The Circlusion of Fancy

The German version of this text on the italodisco artist Fancy was first published in Siegessäule for their regular column “Drehmoment”, in which musicians describe an album that is of key importance to them. Here is the text in English.

The word “circlusion” is penetration’s other. It describes a sexual act in which one thing, normally an orifice, encloses another thing inside itself, for instance when an anus circludes a cock or a vagina circludes a dildo. Whereas this “being penetrated” is normally considered passive in heteronormative and even homonormative discourses, the circluding orifice can be both active and passive; even transcend this binary altogether.

Popular music, for the most part, reproduces masculinist tropes of phallus-worship. Take a song like Closer by Nine Inch Nails. When Trent Reznor sings “I want to fuck you like an animal,” do you imagine that he is penetrating, or do you envision that Reznor is circluding you, with his anus, his mouth or his cunt? Our society valorises penetration and there is a direct line between the libidnal worship of frontmen on the one hand and fascist dictators on the other.

Enter Munich-born italo-disco star Fancy, who I read as an out and proud circluder. Take the single Slice Me Nice. Atop Moroder-esque synths and drum machines, Fancy reveals to us that he is “like a cake that wants to be baked,” adding “It’s time for action baby, cut me in two”. Its a simple perhaps crude image, yet it makes the pleasure of making one’s body a host for another active.

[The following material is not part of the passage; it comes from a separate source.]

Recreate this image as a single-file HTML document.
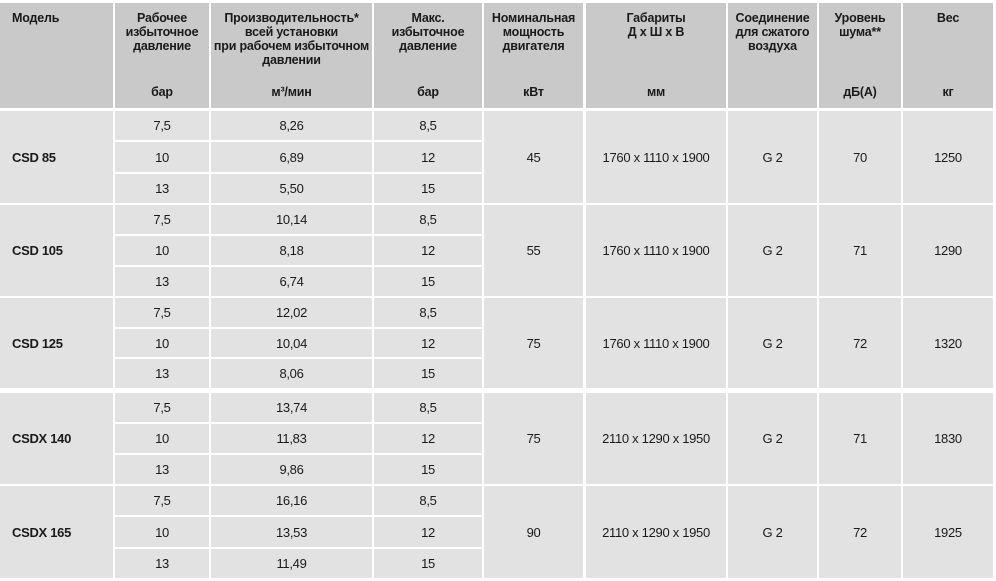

In L.A.D.Y. O, Fancy explicitly recasts the masochistic protagonist of the novel Story of O as a sadistic dominatrix. Whereas in the novel, the penetration of O’s orifices by members of a secret society is intrinsically linked to her submissiveness, in Fancy’s retelling, he becomes the submissive and begs her to “Tie me up, give me pain”. He goes on: “Chain me, I can’t stand no more” while assuring her that he is “gonna like it for sure.” O, in both the novel and in the song, could very well stand for orifice. But in Fancy’s hands O can no longer stand for object, for it is she who has the active role in his fantasy.

This ingeniously closes the circle between active and passive, penetration and circlusion. Again and again, Fancy shows us that sex need not be a dyad, but a vast ocean of sensations, organs and ways of relating to one another.